The leader of the Islamic State militant group (ISIS), Abu Bakr al-Baghdadi, is almost certainly still alive, according to one of Iraqi Kurdistan's intelligence chiefs, despite several reports that he was killed in Syria in June.
"Baghdadi is definitely alive. He is not dead. We have information that he is alive. We believe 99 percent he is alive," Lahur Talabany told Reuters in an interview.
"Don't forget his roots go back to Al-Qaeda days in Iraq. He was hiding from security services. He knows what he is doing," he added.
Talabany said Baghdadi is most likely hiding south of the eastern Syrian city of Raqqa, the de facto capital of ISIS's self-styled caliphate, currently beseiged by a Kurdish-Arab force backed by the U.S.-led coalition.
The intelligence official's comments come after top U.S. military officials said on June 11 they had no evidence that ISIS's elusive leader was still alive.
Russia said in mid-June that it had killed Baghdadi in a May airstrike near Raqqa as he met with other top ISIS leaders at a military council meeting. Tuesday, the Syrian Observatory for Human Rights (SOHR), a pro-rebel, U.K.-based monitoring group with extensive contacts in Syria, said it had received information from within ISIS that Baghdadi was dead, but could not confirm how he had been killed.
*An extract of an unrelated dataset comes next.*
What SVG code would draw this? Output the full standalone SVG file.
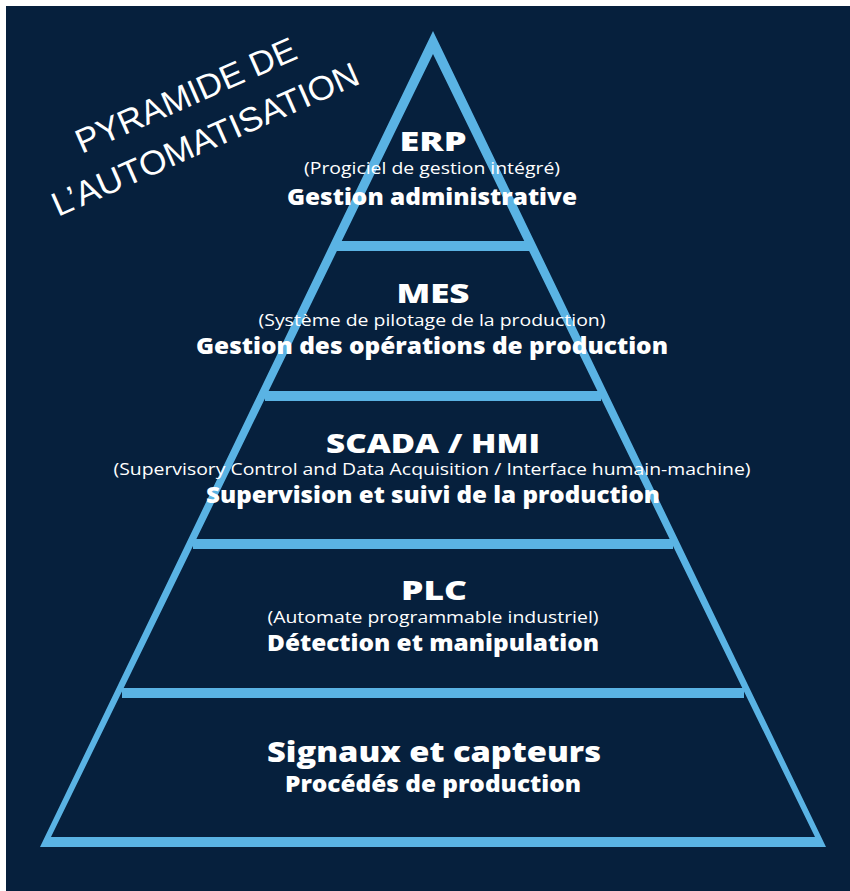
<svg xmlns="http://www.w3.org/2000/svg" width="850" height="891" viewBox="0 0 850 891">
<style>
.bg{fill:#06203d}
.edge{fill:#5ab3e4}
.h{font-family:"Open Sans","Liberation Sans",sans-serif;font-weight:800;fill:#ffffff;text-anchor:middle}
.s{font-family:"Open Sans","Liberation Sans",sans-serif;font-weight:400;fill:#ffffff;text-anchor:middle}
.t{font-family:"Liberation Sans",Arial,sans-serif;font-weight:400;fill:#ffffff;text-anchor:middle}
</style>
<rect x="0" y="0" width="850" height="891" fill="#ffffff"/>
<rect class="bg" x="6" y="6" width="844" height="885"/>
<g id="pyramid-frame">
<path class="edge" fill-rule="evenodd" d="M433 31 L40 847 L826 847 Z M433 54 L815 837 L51 837 Z"/>
<rect class="edge" x="337" y="241" width="192" height="10"/>
<rect class="edge" x="265" y="391" width="336" height="10"/>
<rect class="edge" x="193" y="539" width="480" height="10"/>
<rect class="edge" x="122" y="688" width="622" height="10"/>
</g>
<g id="title" transform="translate(58,217) rotate(-23.8)">
<text class="t" x="166" y="-48" font-size="34" textLength="238" lengthAdjust="spacingAndGlyphs">PYRAMIDE DE</text>
<text class="t" x="166" y="0" font-size="34" textLength="332" lengthAdjust="spacingAndGlyphs">L’AUTOMATISATION</text>
</g>
<g id="level-erp">
<text class="h" x="433" y="151" font-size="27" textLength="67" lengthAdjust="spacingAndGlyphs">ERP</text>
<text class="s" x="432" y="174" font-size="16" textLength="256" lengthAdjust="spacingAndGlyphs">(Progiciel de gestion intégré)</text>
<text class="h" x="432" y="205" font-size="22" textLength="290" lengthAdjust="spacingAndGlyphs">Gestion administrative</text>
</g>
<g id="level-mes">
<text class="h" x="433" y="303" font-size="27" textLength="73" lengthAdjust="spacingAndGlyphs">MES</text>
<text class="s" x="432" y="326" font-size="16" textLength="347" lengthAdjust="spacingAndGlyphs">(Système de pilotage de la production)</text>
<text class="h" x="432" y="354" font-size="22" textLength="472" lengthAdjust="spacingAndGlyphs">Gestion des opérations de production</text>
</g>
<g id="level-scada">
<text class="h" x="433" y="453" font-size="27" textLength="214" lengthAdjust="spacingAndGlyphs">SCADA / HMI</text>
<text class="s" x="432" y="475" font-size="16" textLength="637" lengthAdjust="spacingAndGlyphs">(Supervisory Control and Data Acquisition / Interface humain-machine)</text>
<text class="h" x="433" y="503" font-size="22" textLength="454" lengthAdjust="spacingAndGlyphs">Supervision et suivi de la production</text>
</g>
<g id="level-plc">
<text class="h" x="434" y="600" font-size="27" textLength="66" lengthAdjust="spacingAndGlyphs">PLC</text>
<text class="s" x="433" y="623" font-size="16" textLength="331" lengthAdjust="spacingAndGlyphs">(Automate programmable industriel)</text>
<text class="h" x="433" y="651" font-size="22" textLength="332" lengthAdjust="spacingAndGlyphs">Détection et manipulation</text>
</g>
<g id="level-signaux">
<text class="h" x="434" y="762" font-size="28" textLength="334" lengthAdjust="spacingAndGlyphs">Signaux et capteurs</text>
<text class="h" x="433" y="792" font-size="22" textLength="296" lengthAdjust="spacingAndGlyphs">Procédés de production</text>
</g>
</svg>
It said he had been living in the eastern province of Deir Ezzor for the past three months.
Responding to the SOHR's report of Baghdadi's death, the U.S.-led coalition told Newsweek: "We cannot confirm this report, but hope it is true. We strongly advise ISIS to implement a strong line of succession, it will be needed."
Baghdadi's death and severe injuries have been reported many times, yet there is still no verification of his demise. With Syrian, Russian and Iranian reports of his death, there will now be increased public scrutiny of his whereabouts and his potential successor.
Baghdadi presided over the rise of the most dangerous extremist group in the world from 2014, and the U.S. has dispatched special forces in an expeditionary force to hunt and capture or kill him and other ISIS leaders. It has also placed a $25 million bounty on his head. While his status remains unclear, the group's caliphate is slowly coming to an end.
Iraqi forces last week declared victory in the northern Iraqi city of Mosul, the ISIS bastion where Baghdadi declared the creation of the Islamic State in July 2014 from the pulpit of the city's Al-Nuri Mosque.
ISIS is now being slowly deprived of its key population centers, with coalition-backed forces taking more than a quarter of Raqqa's neighborhoods in their offensive, as well as taking Mosul
But this is not the end of the group, Talabany said. Instead, the group will embark on an insurgency like its predecessors Al-Qaeda in Iraq (AQI) and the Islamic State in Iraq (ISI). It will begin to resemble Al-Qaeda on "steroids," he said.